A center portion of the pulley 110 treated by the hot forging process is also pierced so as to form a through-hole 115 through which one end of the shaft is inserted in the internal ring portion 114, and then cooled to a room temperature by a cooling process. The cooled pulley 110 secures a dimension and a thickness for a slot piercing process while being treated in a rough grinding step. The pulley 110 treated in the rough grinding step has a slot 112 formed at the base portion 111 by the slot piercing process, and thus only a bridge portion 113 is remained. The pulley 110 treated by the slot piercing process is completed through a finishing step in which groove working and grinding are performed on a surface thereof.
The pulley 110 completed by the above-mentioned processes is connected with the shaft of the compressor 120 and rotates. As described above, since the pulley 110 is manufactured by the hot forging process in which a metallic material is hot-forged, it is facile to manufacture the pulley 110. However, since the strength of the bridge portion 113 on which a physical force is concentrated is insufficient, it is apprehended that the bridge portion 113 may be easily damaged.
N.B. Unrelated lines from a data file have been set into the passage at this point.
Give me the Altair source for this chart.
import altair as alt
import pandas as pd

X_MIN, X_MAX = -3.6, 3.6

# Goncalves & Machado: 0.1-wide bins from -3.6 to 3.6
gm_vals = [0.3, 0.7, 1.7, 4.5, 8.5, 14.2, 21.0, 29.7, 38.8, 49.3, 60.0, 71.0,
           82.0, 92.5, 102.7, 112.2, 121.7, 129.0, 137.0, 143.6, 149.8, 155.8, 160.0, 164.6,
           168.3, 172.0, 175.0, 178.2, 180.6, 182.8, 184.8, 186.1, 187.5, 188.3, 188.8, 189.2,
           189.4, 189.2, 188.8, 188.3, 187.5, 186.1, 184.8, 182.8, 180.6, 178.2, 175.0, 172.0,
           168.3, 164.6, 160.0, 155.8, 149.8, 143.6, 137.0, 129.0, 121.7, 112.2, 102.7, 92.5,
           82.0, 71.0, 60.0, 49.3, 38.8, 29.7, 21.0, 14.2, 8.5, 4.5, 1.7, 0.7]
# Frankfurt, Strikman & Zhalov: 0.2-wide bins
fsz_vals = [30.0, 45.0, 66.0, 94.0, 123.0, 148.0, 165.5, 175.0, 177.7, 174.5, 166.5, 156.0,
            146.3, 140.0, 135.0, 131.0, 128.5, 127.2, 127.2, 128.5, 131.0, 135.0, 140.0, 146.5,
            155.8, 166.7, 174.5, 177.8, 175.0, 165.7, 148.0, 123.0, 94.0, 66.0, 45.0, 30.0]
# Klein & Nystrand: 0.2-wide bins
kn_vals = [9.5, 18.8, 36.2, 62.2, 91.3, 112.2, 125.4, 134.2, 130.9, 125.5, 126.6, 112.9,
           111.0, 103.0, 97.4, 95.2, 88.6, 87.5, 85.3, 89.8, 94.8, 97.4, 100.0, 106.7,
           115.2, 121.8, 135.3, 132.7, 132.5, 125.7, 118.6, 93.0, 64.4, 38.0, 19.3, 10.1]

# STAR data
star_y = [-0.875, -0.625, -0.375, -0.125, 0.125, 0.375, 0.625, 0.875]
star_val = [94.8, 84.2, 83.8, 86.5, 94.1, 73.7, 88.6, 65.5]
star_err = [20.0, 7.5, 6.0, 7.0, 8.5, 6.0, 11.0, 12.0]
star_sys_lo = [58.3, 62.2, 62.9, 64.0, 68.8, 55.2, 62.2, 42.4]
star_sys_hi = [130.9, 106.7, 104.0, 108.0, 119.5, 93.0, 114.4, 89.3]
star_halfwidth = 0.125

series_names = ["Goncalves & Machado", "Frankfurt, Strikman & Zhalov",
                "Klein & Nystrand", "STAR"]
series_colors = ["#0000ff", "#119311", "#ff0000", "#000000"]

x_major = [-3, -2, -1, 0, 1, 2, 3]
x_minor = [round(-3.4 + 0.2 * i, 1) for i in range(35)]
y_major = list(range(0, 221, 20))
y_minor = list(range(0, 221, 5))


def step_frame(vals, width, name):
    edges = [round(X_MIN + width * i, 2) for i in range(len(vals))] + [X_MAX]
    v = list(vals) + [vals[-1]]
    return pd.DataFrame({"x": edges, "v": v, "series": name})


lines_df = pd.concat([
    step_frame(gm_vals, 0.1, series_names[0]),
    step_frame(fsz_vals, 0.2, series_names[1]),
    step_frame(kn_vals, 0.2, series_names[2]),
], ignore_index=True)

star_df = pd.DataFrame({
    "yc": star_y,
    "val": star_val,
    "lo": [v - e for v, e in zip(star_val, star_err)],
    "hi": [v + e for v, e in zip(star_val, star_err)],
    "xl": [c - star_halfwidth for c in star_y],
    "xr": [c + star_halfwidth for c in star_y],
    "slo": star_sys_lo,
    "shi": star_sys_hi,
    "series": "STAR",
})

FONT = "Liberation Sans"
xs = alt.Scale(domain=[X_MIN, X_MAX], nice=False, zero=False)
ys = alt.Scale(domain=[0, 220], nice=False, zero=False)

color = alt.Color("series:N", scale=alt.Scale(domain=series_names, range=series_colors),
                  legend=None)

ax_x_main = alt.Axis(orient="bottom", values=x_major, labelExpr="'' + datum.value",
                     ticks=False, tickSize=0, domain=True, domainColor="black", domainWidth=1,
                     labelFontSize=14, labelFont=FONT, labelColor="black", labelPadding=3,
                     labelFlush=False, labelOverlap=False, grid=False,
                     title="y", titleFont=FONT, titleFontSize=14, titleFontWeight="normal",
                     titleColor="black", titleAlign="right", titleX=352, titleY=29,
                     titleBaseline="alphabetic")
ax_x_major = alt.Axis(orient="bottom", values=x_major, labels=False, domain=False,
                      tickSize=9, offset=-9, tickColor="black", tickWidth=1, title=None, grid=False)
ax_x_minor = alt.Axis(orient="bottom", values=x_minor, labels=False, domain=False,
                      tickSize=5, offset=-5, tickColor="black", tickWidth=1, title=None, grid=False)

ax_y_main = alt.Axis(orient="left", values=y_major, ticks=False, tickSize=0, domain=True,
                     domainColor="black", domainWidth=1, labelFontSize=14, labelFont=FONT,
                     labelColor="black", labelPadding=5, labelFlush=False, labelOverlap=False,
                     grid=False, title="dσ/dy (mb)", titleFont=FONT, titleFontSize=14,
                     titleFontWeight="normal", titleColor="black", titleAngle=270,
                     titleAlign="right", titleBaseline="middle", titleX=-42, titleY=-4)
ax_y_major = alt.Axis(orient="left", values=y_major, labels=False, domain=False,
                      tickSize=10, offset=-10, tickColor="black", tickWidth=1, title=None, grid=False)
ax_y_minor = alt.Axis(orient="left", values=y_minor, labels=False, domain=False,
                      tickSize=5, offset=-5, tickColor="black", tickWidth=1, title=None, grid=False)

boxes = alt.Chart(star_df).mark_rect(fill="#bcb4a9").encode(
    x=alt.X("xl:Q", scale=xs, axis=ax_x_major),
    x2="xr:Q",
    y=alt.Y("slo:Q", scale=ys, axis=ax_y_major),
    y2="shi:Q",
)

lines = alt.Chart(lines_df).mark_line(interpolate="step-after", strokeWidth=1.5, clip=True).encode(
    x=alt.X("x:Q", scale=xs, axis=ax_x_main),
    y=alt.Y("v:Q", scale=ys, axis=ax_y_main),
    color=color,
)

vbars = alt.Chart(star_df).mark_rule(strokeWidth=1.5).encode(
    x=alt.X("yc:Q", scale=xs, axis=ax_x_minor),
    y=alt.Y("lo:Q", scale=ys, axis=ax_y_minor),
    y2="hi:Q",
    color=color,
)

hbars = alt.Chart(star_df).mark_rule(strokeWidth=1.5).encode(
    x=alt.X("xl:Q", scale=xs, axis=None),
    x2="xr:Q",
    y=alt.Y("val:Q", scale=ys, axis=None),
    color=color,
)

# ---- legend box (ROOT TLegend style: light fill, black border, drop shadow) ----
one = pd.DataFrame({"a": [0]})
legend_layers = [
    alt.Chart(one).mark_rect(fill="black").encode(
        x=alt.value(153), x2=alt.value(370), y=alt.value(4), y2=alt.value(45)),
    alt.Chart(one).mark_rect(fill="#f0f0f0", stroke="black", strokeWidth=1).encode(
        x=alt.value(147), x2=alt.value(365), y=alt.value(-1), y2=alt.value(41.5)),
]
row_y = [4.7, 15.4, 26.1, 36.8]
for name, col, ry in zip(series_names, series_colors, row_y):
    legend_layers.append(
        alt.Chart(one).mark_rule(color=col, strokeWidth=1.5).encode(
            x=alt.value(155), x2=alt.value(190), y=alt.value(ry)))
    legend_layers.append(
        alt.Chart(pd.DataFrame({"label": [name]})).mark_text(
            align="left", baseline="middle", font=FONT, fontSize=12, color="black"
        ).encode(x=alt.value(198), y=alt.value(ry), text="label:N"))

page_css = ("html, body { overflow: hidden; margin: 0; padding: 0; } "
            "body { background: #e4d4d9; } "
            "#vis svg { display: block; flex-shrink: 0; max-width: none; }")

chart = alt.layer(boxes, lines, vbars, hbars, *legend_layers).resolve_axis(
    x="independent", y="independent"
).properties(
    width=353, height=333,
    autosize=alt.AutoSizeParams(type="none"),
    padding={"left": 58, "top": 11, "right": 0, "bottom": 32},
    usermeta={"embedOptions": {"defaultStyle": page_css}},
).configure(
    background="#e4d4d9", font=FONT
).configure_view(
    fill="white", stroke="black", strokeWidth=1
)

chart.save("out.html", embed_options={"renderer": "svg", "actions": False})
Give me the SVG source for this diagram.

To solve such the problem and improve the strength of the bridge portion 113, the cold forging process that the metallic material is forged at a room temperature is used to manufacture the pulley 110, instead of the hot forging process that the metallic material is hot forged, so as to improve the strength of the bridge portion 113. By the cold forging process, the strength of the bridge portion 113 is improved. However, since the strength of the other portions except the bridge portion 113 are also improved, it is difficult not only to perform the central piercing process for forming the through-hole 115 at the central portion of the base portion 111 and the slot piercing process for forming the slot 112 at the base portion 111, but also to form the groove portion 117 at the outer surface of the external ring portion 116, and also there are other problems that damage of a work tip used for forming the groove portion may be increased and it is difficult to ensure accuracy of the groove portion 17 upon semi-roll forming process. In addition, the hot forging process can be performed at a press pressure of about 800˜1,300 tons, but the cold forging process needs a press pressure of about 2,500 tons or more. Thus, there is another problem that a large-sized equipment for the cold forging process is required.
Further, as shown in FIG. 3, in the hot forging process that the heated metallic material is forged, a connecting portion 118 for connecting a center portion of the internal ring portion 114 is formed at a lower side of the internal ring portion 114 by a backward extruding process. Due to the connecting portion 118, serious inhomogeneous deformation and excessive barreling are occurred in a grain flow line formed around the bridge portion 113 comparing with a grain flow lines formed at other portions, and thus it becomes weak for stress and thus the strength thereof is lowered.